Thread: Distributed/Parallel Computing

Distributed/Parallel Computing

From
Viji V Nair
Date:
Hi Team,

This question may have asked many times previously also, but I could not find a solution for this in any post. any help on the following will be greatly appreciated.

We have a PG DB with PostGIS functions. There are around 100 tables in the DB and almost all the tables contains 1 million records, around 5 table contains more than 20 million records. The total DB size is 40GB running on a 16GB, 2 x XEON 5420, RAID6, RHEL5 64bit machines, the questions is
   
1. The geometry calculations which we does are very complex and it is taking a very long time to complete. We have optimised PG config to the best, now we need a mechanism to distribute these queries to multiple boxes. What is best recommended way for this distributed/parallel deployment. We have tried PGPOOL II, but the performance is not satisfactory. Going for a try with GridSQL

2. How we can distribute/split these large tables to multiple disks of different nodes?

Thanks in advance

Viji


Re: Distributed/Parallel Computing

From
Jeff Janes
Date:
On Mon, Oct 5, 2009 at 12:11 PM, Viji V Nair <viji@fedoraproject.org> wrote:
> Hi Team,
>
> This question may have asked many times previously also, but I could not
> find a solution for this in any post. any help on the following will be
> greatly appreciated.
>
> We have a PG DB with PostGIS functions. There are around 100 tables in the
> DB and almost all the tables contains 1 million records, around 5 table
> contains more than 20 million records. The total DB size is 40GB running on
> a 16GB, 2 x XEON 5420, RAID6, RHEL5 64bit machines, the questions is
>
> 1. The geometry calculations which we does are very complex and it is taking
> a very long time to complete. We have optimised PG config to the best, now
> we need a mechanism to distribute these queries to multiple boxes. What is
> best recommended way for this distributed/parallel deployment. We have tried
> PGPOOL II, but the performance is not satisfactory. Going for a try with
> GridSQL

What is the nature of the transactions being run?  Are they primarily
read-only other than bulk updates to the GIS data, are they OLTP in
regards to the GIS data, or are they transactional with regards to
other tables but read-only with respect to the GIS?

Jeff

Re: Distributed/Parallel Computing

From
Viji V Nair
Date:
Hi Jeff,

These are bulk updates of GIS data and OLTP. For example, we are running some sqls to remove specific POIs those are intersecting with others, for such exercise we need to compare and remove the data form diffrent tables including the 20M data tables.

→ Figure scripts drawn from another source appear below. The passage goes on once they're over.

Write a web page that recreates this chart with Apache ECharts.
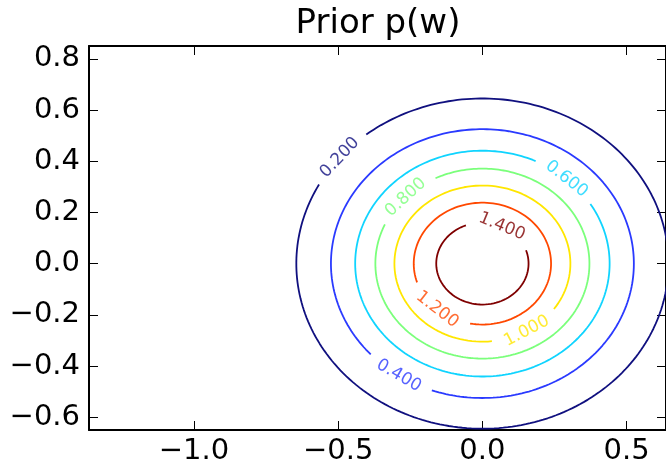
<!DOCTYPE html>
<html>
<head>
<meta charset="utf-8">
<script src="https://cdn.jsdelivr.net/npm/echarts@6/dist/echarts.min.js"></script>
<style>
html,body{margin:0;padding:0;background:#fff;}
#chart{width:666px;height:466px;}
</style>
</head>
<body>
<div id="chart"></div>
<script>
// Contour levels and their radii (in data units)
const levels = [0.2, 0.4, 0.6, 0.8, 1.0, 1.2, 1.4];
const levelLabels = ['0.200', '0.400', '0.600', '0.800', '1.000', '1.200', '1.400'];
const radii = [0.645, 0.525, 0.441, 0.371, 0.305, 0.238, 0.160];
// angle (degrees) along each contour where its inline label sits
const labelAngles = [140, 236.5, 48.6, 135.8, 300.3, 228.8, 65];
const levelColors = ['#10107f', '#2a3aff', '#10d4ff', '#7bff7b', '#ffe600', '#ff4800', '#7f0000'];
const xTicks = [-1.0, -0.5, 0.0, 0.5];
const yTicks = [-0.6, -0.4, -0.2, 0.0, 0.2, 0.4, 0.6, 0.8];
const xRange = [-1.3636, 0.6364];
const yRange = [-0.65, 0.85];

const FONT = '"DejaVu Sans", "Liberation Sans", sans-serif';
const gridL = 89, gridT = 46, gridW = 578, gridH = 385;
const sx = gridW / (xRange[1] - xRange[0]);
const sy = gridH / (yRange[1] - yRange[0]);
const gapPx = 70;

function fmt(v) {
  return v.toFixed(1).replace('-', '\u2212');
}

const series = [];
const labelData = [];
levels.forEach(function (lv, i) {
  const r = radii[i];
  const rpx = r * (sx + sy) / 2;
  const half = (gapPx / 2) / rpx * 180 / Math.PI;
  const c = labelAngles[i];
  const start = c + half, end = c - half + 360;
  const pts = [];
  const n = 240;
  for (let k = 0; k <= n; k++) {
    const a = (start + (end - start) * k / n) * Math.PI / 180;
    pts.push([r * Math.cos(a), r * Math.sin(a)]);
  }
  series.push({
    type: 'line',
    name: levelLabels[i],
    data: pts,
    showSymbol: false,
    smooth: false,
    silent: true,
    lineStyle: { color: levelColors[i], width: 1.8 },
    z: 2
  });
  const ca = c * Math.PI / 180;
  // tangent direction in screen space (y up)
  let rot = Math.atan2(r * sy * Math.cos(ca), -r * sx * Math.sin(ca)) * 180 / Math.PI;
  if (rot > 90) rot -= 180;
  if (rot < -90) rot += 180;
  labelData.push({
    value: [r * Math.cos(ca), r * Math.sin(ca)],
    label: {
      show: true,
      formatter: levelLabels[i],
      rotate: rot,
      color: levelColors[i]
    }
  });
});

series.push({
  type: 'scatter',
  data: labelData,
  symbolSize: 0,
  silent: true,
  label: {
    show: true,
    position: 'inside',
    align: 'center',
    verticalAlign: 'middle',
    fontSize: 17,
    fontFamily: FONT
  },
  z: 3
});

function xAxisCfg(pos, showLabel) {
  return {
    type: 'value',
    position: pos,
    min: xRange[0],
    max: xRange[1],
    splitLine: { show: false },
    axisLine: { show: true, onZero: false, lineStyle: { color: '#000', width: 2 } },
    axisTick: { show: true, inside: true, length: 9, customValues: xTicks, lineStyle: { color: '#000', width: 1 } },
    axisLabel: {
      show: showLabel,
      customValues: xTicks,
      formatter: fmt,
      fontSize: 29,
      fontFamily: FONT,
      color: '#000',
      margin: 7
    }
  };
}
function yAxisCfg(pos, showLabel) {
  return {
    type: 'value',
    position: pos,
    min: yRange[0],
    max: yRange[1],
    splitLine: { show: false },
    axisLine: { show: true, onZero: false, lineStyle: { color: '#000', width: 2 } },
    axisTick: { show: true, inside: true, length: 9, customValues: yTicks, lineStyle: { color: '#000', width: 1 } },
    axisLabel: {
      show: showLabel,
      customValues: yTicks,
      formatter: fmt,
      fontSize: 29,
      fontFamily: FONT,
      color: '#000',
      margin: 9
    }
  };
}

const chart = echarts.init(document.getElementById('chart'), null, { renderer: 'canvas' });
chart.setOption({
  animation: false,
  backgroundColor: '#fff',
  grid: { left: gridL, top: gridT, width: gridW, height: gridH, containLabel: false },
  xAxis: [xAxisCfg('bottom', true), xAxisCfg('top', false)],
  yAxis: [yAxisCfg('left', true), yAxisCfg('right', false)],
  graphic: [{
    type: 'text',
    x: gridL + gridW / 2,
    y: 24,
    style: {
      text: 'Prior p(w)',
      fontSize: 34,
      fontFamily: FONT,
      fill: '#000',
      align: 'center',
      verticalAlign: 'middle'
    }
  }],
  series: series
});
</script>
</body>
</html>
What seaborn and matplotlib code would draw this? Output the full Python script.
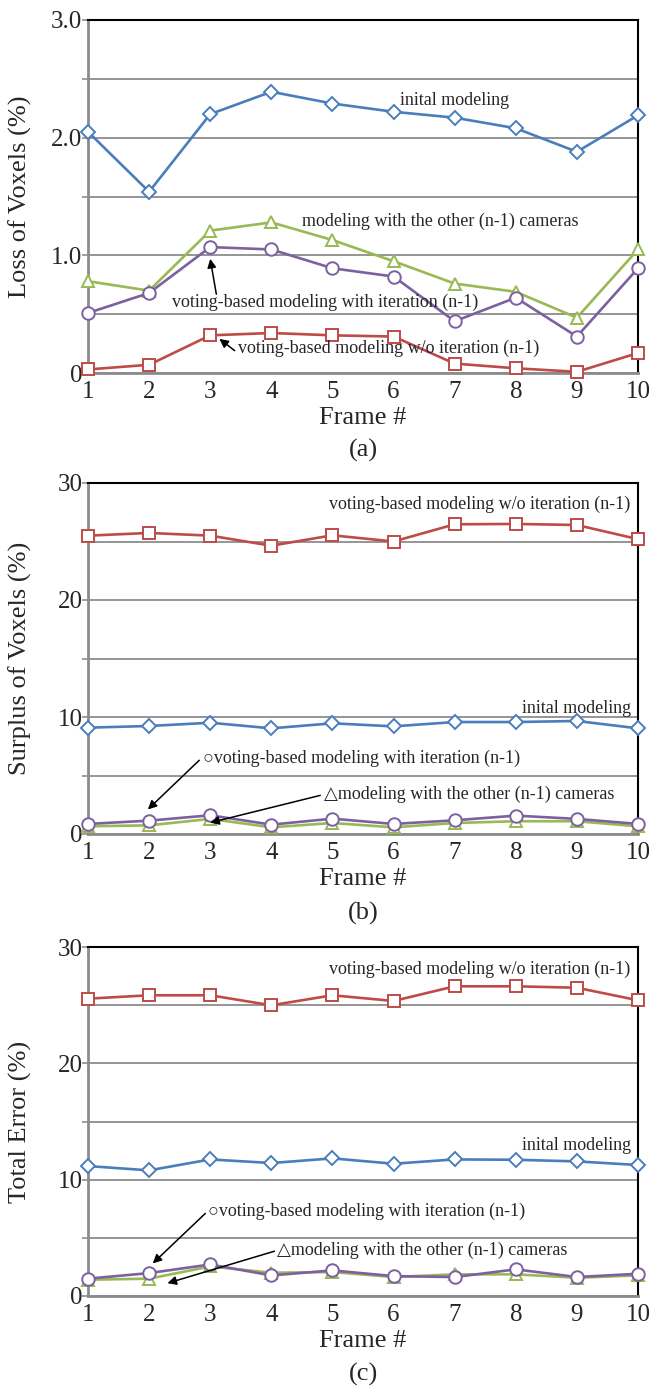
import matplotlib
matplotlib.use("Agg")
import matplotlib.pyplot as plt
import seaborn as sns
import numpy as np

sns.set_theme(style="white")
plt.rcParams['font.family'] = ['Liberation Serif', 'DejaVu Serif']

frames = [1, 2, 3, 4, 5, 6, 7, 8, 9, 10]

# (a) Loss of Voxels (%)
loss_initial = [2.05, 1.54, 2.20, 2.39, 2.29, 2.22, 2.17, 2.08, 1.88, 2.19]
loss_other = [0.78, 0.70, 1.21, 1.28, 1.13, 0.95, 0.76, 0.69, 0.47, 1.05]
loss_iter = [0.51, 0.68, 1.07, 1.05, 0.89, 0.82, 0.44, 0.64, 0.31, 0.89]
loss_noiter = [0.03, 0.07, 0.32, 0.34, 0.32, 0.31, 0.08, 0.04, 0.01, 0.17]

# (b) Surplus of Voxels (%)
sur_initial = [9.09, 9.23, 9.51, 9.03, 9.46, 9.20, 9.57, 9.57, 9.66, 9.03]
sur_other = [0.66, 0.74, 1.29, 0.57, 0.94, 0.57, 0.94, 1.09, 1.09, 0.66]
sur_iter = [0.86, 1.14, 1.60, 0.80, 1.31, 0.86, 1.17, 1.57, 1.29, 0.86]
sur_noiter = [25.50, 25.73, 25.50, 24.64, 25.53, 25.00, 26.47, 26.50, 26.41, 25.20]

# (c) Total Error (%)
tot_initial = [11.17, 10.80, 11.74, 11.43, 11.83, 11.37, 11.74, 11.71, 11.57, 11.26]
tot_other = [1.40, 1.49, 2.54, 2.00, 2.06, 1.63, 1.86, 1.86, 1.57, 1.77]
tot_iter = [1.49, 1.97, 2.71, 1.77, 2.20, 1.71, 1.63, 2.29, 1.63, 1.91]
tot_noiter = [25.56, 25.85, 25.85, 24.99, 25.85, 25.36, 26.62, 26.62, 26.50, 25.42]

c_blue = '#4A7EBB'
c_red = '#BE4B48'
c_green = '#98B954'
c_purple = '#7D60A0'
grid_c = '#8C8C8C'

W, H = 652, 1389
fig = plt.figure(figsize=(W / 100, H / 100), dpi=100)

def px_axes(left, right, top, bottom):
    return fig.add_axes([left / W, 1 - bottom / H, (right - left) / W, (bottom - top) / H])

ax_a = px_axes(88, 638, 20, 373)
ax_b = px_axes(88, 638, 483, 834)
ax_c = px_axes(88, 638, 947, 1296)

def draw(ax, initial, other, it, noiter):
    specs = [
        (other, c_green, '^', 9),
        (it, c_purple, 'o', 9),
        (noiter, c_red, 's', 8.5),
        (initial, c_blue, 'D', 7.5),
    ]
    for vals, col, mk, ms in specs:
        sns.lineplot(x=frames, y=vals, ax=ax, color=col, marker=mk, markersize=ms,
                     markerfacecolor='white', markeredgecolor=col, markeredgewidth=1.4,
                     linewidth=1.9, clip_on=False, zorder=3)

def style(ax, ymax, step, labels, ylabel, xlabel_y, cap, cap_y):
    ax.set_xlim(1, 10)
    ax.set_ylim(0, ymax)
    ticks = np.arange(0, ymax + step / 2, step)
    ax.set_yticks(ticks)
    ax.set_yticklabels(labels)
    ax.set_xticks(frames)
    ax.set_xticklabels([str(f) for f in frames])
    ax.tick_params(axis='y', length=4, width=1.2, color=grid_c, pad=0, labelsize=18, left=True)
    ax.tick_params(axis='x', length=0, pad=6, labelsize=18)
    ax.grid(axis='y', color=grid_c, linewidth=1.3)
    ax.grid(axis='x', visible=False)
    ax.set_axisbelow(True)
    for s in ['top', 'right']:
        ax.spines[s].set_color('black')
        ax.spines[s].set_linewidth(1.5)
        ax.spines[s].set_visible(True)
    for s in ['left', 'bottom']:
        ax.spines[s].set_color(grid_c)
        ax.spines[s].set_linewidth(2.0)
        ax.spines[s].set_visible(True)
    ax.set_ylabel(ylabel, fontsize=19)
    ax.yaxis.label.set_va('center')
    ax.yaxis.set_label_coords((20 - 88) / 550, 0.5)
    ax.set_xlabel('Frame #', fontsize=19)
    ax.xaxis.label.set_va('center')
    ax.xaxis.set_label_coords(0.5, -xlabel_y)
    fig.text(0.5 * (88 + 638) / W, 1 - cap_y / H, cap, fontsize=19, ha='center', va='center')

arrow_kw = dict(arrowstyle='-|>', color='black', lw=1.1, mutation_scale=13, shrinkA=0, shrinkB=0)
fs_ann = 13
fam = ['Liberation Serif', 'DejaVu Serif']

# Panel (a)
draw(ax_a, loss_initial, loss_other, loss_iter, loss_noiter)
style(ax_a, 3.0, 0.5, ['0', '', '1.0', '', '2.0', '', '3.0'], 'Loss of Voxels (%)', 45 / 353, '(a)', 450)
ax_a.text(6.1, 2.32, 'inital modeling', fontsize=fs_ann, ha='left', va='center')
ax_a.text(4.5, 1.29, 'modeling with the other (n-1) cameras', fontsize=fs_ann, ha='left', va='center')
ax_a.text(2.37, 0.60, 'voting-based modeling with iteration (n-1)', fontsize=fs_ann, ha='left', va='center')
ax_a.annotate('', xy=(3.0, 0.97), xytext=(3.1, 0.67), arrowprops=arrow_kw)
ax_a.text(3.45, 0.21, 'voting-based modeling w/o iteration (n-1)', fontsize=fs_ann, ha='left', va='center')
ax_a.annotate('', xy=(3.15, 0.29), xytext=(3.4, 0.19), arrowprops=arrow_kw)

# Panel (b)
draw(ax_b, sur_initial, sur_other, sur_iter, sur_noiter)
style(ax_b, 30, 5, ['0', '', '10', '', '20', '', '30'], 'Surplus of Voxels (%)', 45 / 351, '(b)', 913)
ax_b.text(9.88, 28.2, 'voting-based modeling w/o iteration (n-1)', fontsize=fs_ann, ha='right', va='center')
ax_b.text(9.88, 10.7, 'inital modeling', fontsize=fs_ann, ha='right', va='center')
ax_b.text(2.88, 6.45, '\u25cbvoting-based modeling with iteration (n-1)', fontsize=fs_ann, ha='left', va='center',
          family=fam)
ax_b.annotate('', xy=(1.98, 2.1), xytext=(2.82, 6.3), arrowprops=arrow_kw)
ax_b.text(4.86, 3.36, '\u25b3modeling with the other (n-1) cameras', fontsize=fs_ann, ha='left', va='center',
          family=fam)
ax_b.annotate('', xy=(3.0, 0.97), xytext=(4.8, 3.3), arrowprops=arrow_kw)

# Panel (c)
draw(ax_c, tot_initial, tot_other, tot_iter, tot_noiter)
style(ax_c, 30, 5, ['0', '', '10', '', '20', '', '30'], 'Total Error (%)', 45 / 349, '(c)', 1374)
ax_c.text(9.88, 28.1, 'voting-based modeling w/o iteration (n-1)', fontsize=fs_ann, ha='right', va='center')
ax_c.text(9.88, 12.95, 'inital modeling', fontsize=fs_ann, ha='right', va='center')
ax_c.text(2.96, 7.28, '\u25cbvoting-based modeling with iteration (n-1)', fontsize=fs_ann, ha='left', va='center',
          family=fam)
ax_c.annotate('', xy=(2.06, 2.8), xytext=(2.92, 7.1), arrowprops=arrow_kw)
ax_c.text(4.09, 3.93, '\u25b3modeling with the other (n-1) cameras', fontsize=fs_ann, ha='left', va='center',
          family=fam)
ax_c.annotate('', xy=(2.3, 1.1), xytext=(4.05, 3.85), arrowprops=arrow_kw)

fig.savefig('out.png', dpi=100, facecolor='white')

Apart form these there are bulk selects (read only) which are coming form the client systems also.

Thanks
Viji

On Tue, Oct 6, 2009 at 8:10 AM, Jeff Janes <jeff.janes@gmail.com> wrote:
On Mon, Oct 5, 2009 at 12:11 PM, Viji V Nair <viji@fedoraproject.org> wrote:
> Hi Team,
>
> This question may have asked many times previously also, but I could not
> find a solution for this in any post. any help on the following will be
> greatly appreciated.
>
> We have a PG DB with PostGIS functions. There are around 100 tables in the
> DB and almost all the tables contains 1 million records, around 5 table
> contains more than 20 million records. The total DB size is 40GB running on
> a 16GB, 2 x XEON 5420, RAID6, RHEL5 64bit machines, the questions is
>
> 1. The geometry calculations which we does are very complex and it is taking
> a very long time to complete. We have optimised PG config to the best, now
> we need a mechanism to distribute these queries to multiple boxes. What is
> best recommended way for this distributed/parallel deployment. We have tried
> PGPOOL II, but the performance is not satisfactory. Going for a try with
> GridSQL

What is the nature of the transactions being run?  Are they primarily
read-only other than bulk updates to the GIS data, are they OLTP in
regards to the GIS data, or are they transactional with regards to
other tables but read-only with respect to the GIS?

Jeff